(Code that draws figures)
......

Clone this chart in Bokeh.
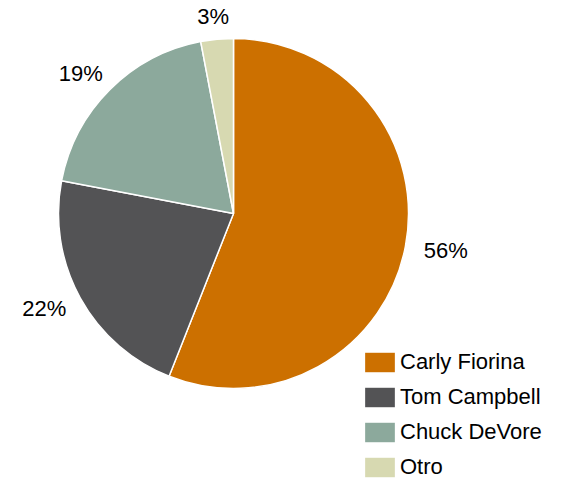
import numpy as np
from bokeh.plotting import figure
from bokeh.models import ColumnDataSource, Legend, LegendItem, Range1d
from bokeh.embed import file_html
from bokeh.resources import INLINE
from bokeh.core.properties import value

candidates = ["Carly Fiorina", "Tom Campbell", "Chuck DeVore", "Otro"]
shares = [56, 22, 19, 3]
pct_labels = ["56%", "22%", "19%", "3%"]
colors = ["#CC7000", "#535355", "#8CA99C", "#D7D9B1"]

W, H = 561, 482
p = figure(width=W, height=H, x_range=Range1d(0, W), y_range=Range1d(0, H),
           output_backend="svg", toolbar_location=None,
           x_axis_type=None, y_axis_type=None, min_border=0,
           outline_line_color=None)
p.grid.visible = False

cx, cy, r = 233, H - 213, 175
vals = np.array(shares, dtype=float)
frac = vals / vals.sum()
cum = np.concatenate([[0], np.cumsum(frac)])
start = np.pi / 2 - 2 * np.pi * cum[:-1]
end = np.pi / 2 - 2 * np.pi * cum[1:]
mid = (start + end) / 2

src = ColumnDataSource(dict(
    start=start, end=end, color=colors, name=candidates,
    lx=cx + 216 * np.cos(mid), ly=cy + 198 * np.sin(mid), lab=pct_labels,
))

wr = p.wedge(x=cx, y=cy, radius=r, start_angle="start", end_angle="end",
             direction="clock", fill_color="color", line_color="white",
             line_width=1.5, source=src)

p.text(x="lx", y="ly", text="lab", source=src, text_align="center",
       text_baseline="middle", text_font=value("Liberation Sans"),
       text_font_size="22px", text_color="#000000")

items = [LegendItem(label=c, renderers=[wr], index=i) for i, c in enumerate(candidates)]
legend = Legend(items=items, location=(360, 2), orientation="vertical",
                glyph_width=39, glyph_height=26, label_standoff=1, spacing=9,
                padding=0, margin=0, border_line_color=None,
                background_fill_alpha=0, label_text_font="Liberation Sans",
                label_text_font_size="22px", label_text_color="#000000")
p.add_layout(legend)

open("out.html", "w").write(file_html(p, INLINE))
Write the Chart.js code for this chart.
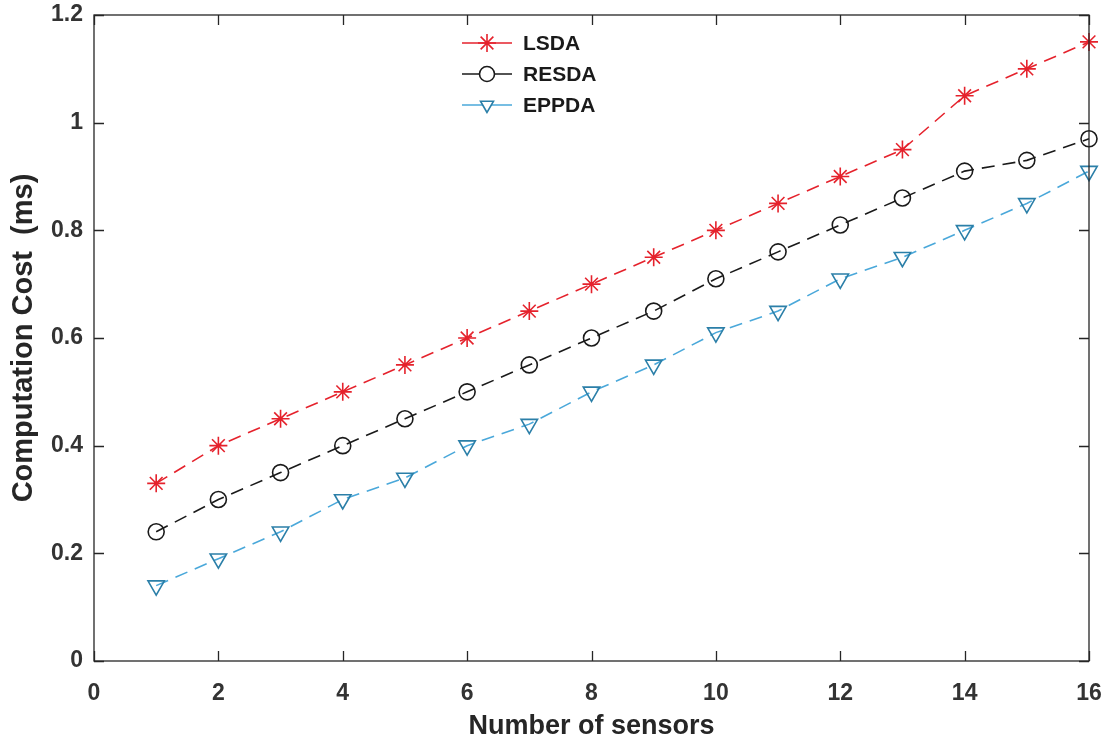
<!DOCTYPE html>
<html>
<head>
<meta charset="utf-8">
<script src="https://cdn.jsdelivr.net/npm/chart.js@4.4.1/dist/chart.umd.min.js"></script>
<style>
html,body{margin:0;padding:0;background:#fff;}
#wrap{width:1112px;height:749px;position:relative;}
</style>
</head>
<body>
<div id="wrap"><canvas id="c" width="1112" height="749"></canvas></div>
<script>
const sensors = [1,2,3,4,5,6,7,8,9,10,11,12,13,14,15,16];
const lsda  = [0.33,0.40,0.45,0.50,0.55,0.60,0.65,0.70,0.75,0.80,0.85,0.90,0.95,1.05,1.10,1.15];
const resda = [0.24,0.30,0.35,0.40,0.45,0.50,0.55,0.60,0.65,0.71,0.76,0.81,0.86,0.91,0.93,0.97];
const eppda = [0.14,0.19,0.24,0.30,0.34,0.40,0.44,0.50,0.55,0.61,0.65,0.71,0.75,0.80,0.85,0.91];
const seriesNames = ['LSDA','RESDA','EPPDA'];
const xTicks = [0,2,4,6,8,10,12,14,16];
const yTicks = [0,0.2,0.4,0.6,0.8,1,1.2];

const RED = '#e5222c', BLACK = '#1a1a1a', BLUE = '#4aa8da', BLUE_EDGE = '#2b7fa8';
const toPts = arr => sensors.map((s,i)=>({x:s,y:arr[i]}));

const styles = [
  {color:RED, border:RED, pointStyle:'star', radius:9, rotation:0},
  {color:BLACK, border:BLACK, pointStyle:'circle', radius:8, rotation:0},
  {color:BLUE, border:BLUE_EDGE, pointStyle:'triangle', radius:9.5, rotation:180}
];
const allData = [lsda,resda,eppda];

const datasets = allData.map((d,i)=>({
  label: seriesNames[i],
  data: toPts(d),
  borderColor: styles[i].color,
  borderWidth: 1.6,
  borderDash: [13,8],
  pointStyle: styles[i].pointStyle,
  pointRadius: styles[i].radius,
  pointRotation: styles[i].rotation,
  pointBorderColor: styles[i].border,
  pointBackgroundColor: 'rgba(0,0,0,0)',
  pointBorderWidth: 1.6,
  fill: false,
  tension: 0,
  clip: false
}));

const boxPlugin = {
  id:'box',
  afterDraw(chart){
    const {ctx, chartArea:a, scales:{x,y}} = chart;
    ctx.save();
    ctx.strokeStyle = '#262626';
    ctx.lineWidth = 1.3;
    ctx.strokeRect(a.left, a.top, a.right-a.left, a.bottom-a.top);
    const L = 10;
    ctx.beginPath();
    xTicks.forEach(v=>{
      const px = Math.round(x.getPixelForValue(v))+0.5;
      ctx.moveTo(px,a.bottom); ctx.lineTo(px,a.bottom-L);
      ctx.moveTo(px,a.top); ctx.lineTo(px,a.top+L);
    });
    yTicks.forEach(v=>{
      const py = Math.round(y.getPixelForValue(v))+0.5;
      ctx.moveTo(a.left,py); ctx.lineTo(a.left+L,py);
      ctx.moveTo(a.right,py); ctx.lineTo(a.right-L,py);
    });
    ctx.stroke();

    // legend
    const lx0 = 462, lx1 = 512, tx = 523;
    const rows = [43,74,105];
    ctx.font = 'bold 21px "Liberation Sans", Arial, sans-serif';
    ctx.textBaseline = 'middle';
    ctx.textAlign = 'left';
    datasets.forEach((ds,i)=>{
      const yy = rows[i];
      ctx.strokeStyle = ds.borderColor;
      ctx.lineWidth = 1.6;
      ctx.setLineDash([]);
      ctx.beginPath(); ctx.moveTo(lx0,yy); ctx.lineTo(lx1,yy); ctx.stroke();
      ctx.strokeStyle = ds.pointBorderColor;
      ctx.fillStyle = '#ffffff';
      const r = ds.pointStyle==='star' ? 9 : 7.5;
      Chart.helpers.drawPoint(ctx,{pointStyle:ds.pointStyle,radius:r,rotation:ds.pointRotation,borderWidth:1.6},(lx0+lx1)/2,yy);
      ctx.fillStyle = '#1a1a1a';
      ctx.fillText(ds.label, tx, yy+1);
    });
    ctx.restore();
  }
};

const font = {family:'"Liberation Sans", Arial, sans-serif', weight:'bold'};

new Chart(document.getElementById('c'),{
  type:'line',
  data:{datasets},
  options:{
    responsive:false,
    animation:false,
    devicePixelRatio:1,
    layout:{padding:{left:0,right:23,top:15,bottom:0}},
    plugins:{legend:{display:false},tooltip:{enabled:false}},
    scales:{
      x:{
        type:'linear', min:0, max:16,
        afterBuildTicks(s){ s.ticks = xTicks.map(v=>({value:v})); },
        afterFit(s){ s.height = 88; s.paddingLeft = 0; s.paddingRight = 0; },
        grid:{display:false, drawTicks:false},
        border:{display:false},
        ticks:{padding:19, color:'#333', font:{...font,size:23}, maxRotation:0},
        title:{display:true, text:'Number of sensors', color:'#262626', font:{...font,size:27}, padding:{top:0,bottom:6}}
      },
      y:{
        min:0, max:1.2,
        afterBuildTicks(s){ s.ticks = yTicks.map(v=>({value:v})); },
        afterFit(s){ s.width = 94; s.paddingTop = 0; s.paddingBottom = 0; },
        grid:{display:false, drawTicks:false},
        border:{display:false},
        ticks:{padding:11, color:'#333', font:{...font,size:23}, callback:v=>String(Math.round(v*10)/10)},
        title:{display:true, text:'Computation Cost  (ms)', color:'#262626', font:{...font,size:29}, padding:{top:7,bottom:0}}
      }
    }
  },
  plugins:[boxPlugin]
});
</script>
</body>
</html>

......

§ **STATED PROBLEM**: Beginning at the line above that contains "Write the Chart.js code for this chart.", repeat each line exactly through the one that contains "const toPts = arr", and leave out the pictures.

§ **FINISHED TASK**:
Write the Chart.js code for this chart.
<!DOCTYPE html>
<html>
<head>
<meta charset="utf-8">
<script src="https://cdn.jsdelivr.net/npm/chart.js@4.4.1/dist/chart.umd.min.js"></script>
<style>
html,body{margin:0;padding:0;background:#fff;}
#wrap{width:1112px;height:749px;position:relative;}
</style>
</head>
<body>
<div id="wrap"><canvas id="c" width="1112" height="749"></canvas></div>
<script>
const sensors = [1,2,3,4,5,6,7,8,9,10,11,12,13,14,15,16];
const lsda  = [0.33,0.40,0.45,0.50,0.55,0.60,0.65,0.70,0.75,0.80,0.85,0.90,0.95,1.05,1.10,1.15];
const resda = [0.24,0.30,0.35,0.40,0.45,0.50,0.55,0.60,0.65,0.71,0.76,0.81,0.86,0.91,0.93,0.97];
const eppda = [0.14,0.19,0.24,0.30,0.34,0.40,0.44,0.50,0.55,0.61,0.65,0.71,0.75,0.80,0.85,0.91];
const seriesNames = ['LSDA','RESDA','EPPDA'];
const xTicks = [0,2,4,6,8,10,12,14,16];
const yTicks = [0,0.2,0.4,0.6,0.8,1,1.2];

const RED = '#e5222c', BLACK = '#1a1a1a', BLUE = '#4aa8da', BLUE_EDGE = '#2b7fa8';
const toPts = arr => sensors.map((s,i)=>({x:s,y:arr[i]}));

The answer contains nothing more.